Lietz erinnerte daran, dass im Einigungsvertrag die Ausarbeitung einer neuen Verfassung vereinbart wurde und zudem im Artikel 146 des Grundgesetzes festgeschrieben ist. So wie im Verfassungsentwurf des Zentralen Runden Tisches der DDR aus dem Jahr 1990, dem „Vermächtnis der DDR-Bürgerbewegung“, müsste laut Lietz die neue Verfassung einklagbare wirtschaftliche, soziale und kulturelle Menschenrechte enthalten. Wenn Gauck diese Diskussion vorantreibe, würde er auch das Etikett „Bürgerrechtler“ inhaltlich füllen, das ihm derzeit zu Unrecht angeheftet werde.

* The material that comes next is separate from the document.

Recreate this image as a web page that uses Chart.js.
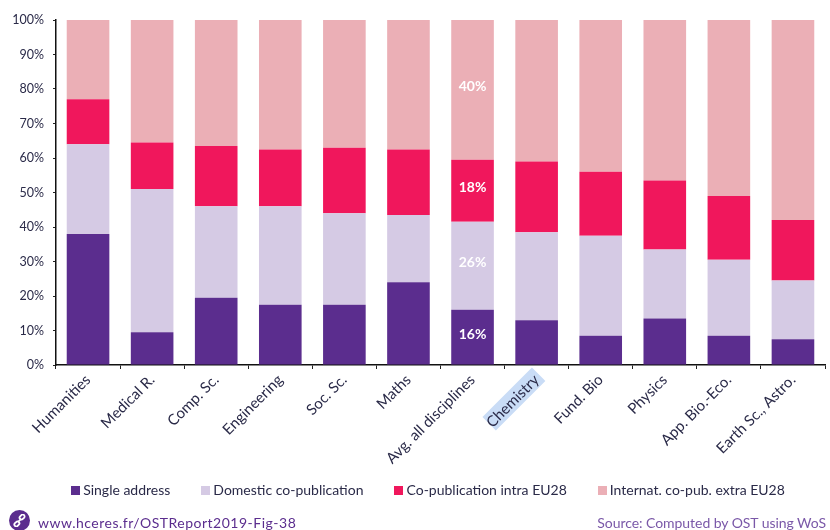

Gauck habe sich zwar als Pfarrer kritisch mit der DDR auseinandergesetzt, habe sich der Bürgerbewegung aber erst „im Herbst 1989 angeschlossen“, berichtete Lietz. „Zu den Bürgerrechtlern, die sich gerade gemacht haben und bereit waren, dafür Repressionen in Kauf zu nehmen, gehörte Gauck nicht.“ Der Schweriner Menschenrechtler lobte ausdrücklich Gaucks konsequente und klare Haltung zur Aufarbeitung der DDR. Sie sei notwendig, damit etwa Stasiverbrechen nicht relativiert und DDR-Geschichte „verkleistert“ werde.

Lietz glaubt allerdings nicht, dass Gauck mit seiner konsequenten Haltung einen Großteil der Anhänger der Linkspartei ausgrenzt. Im Gegenteil habe Gaucks klare Haltung auch bei einem großen moderaten Teil der Linken zu einem Klärungsprozess beigetragen. „Ich habe allerdings den Eindruck, dass dies von den anderen Parteien nicht anerkannt wird, damit man sich mit politischen Forderungen der Linken nicht auseinandersetzen muss“, so Lietz.

Er sagte weiter, Gauck habe im Oktober 1989 in einer Predigt in Rostock „in großartiger Weise“ formuliert, welche Freiheit sich die Menschen damals wünschten. Wenn er künftig als Bundespräsident über Freiheit spreche, dann müsse er sich jedoch mit derselben Empathie auch für soziale Rechte einsetzen. In dieser Hinsicht sei Gauck für das Amt derzeit „unzureichend gerüstet“. „Nichtsdestotrotz halte ich auch Gauck für lernfähig“, sagte Lietz.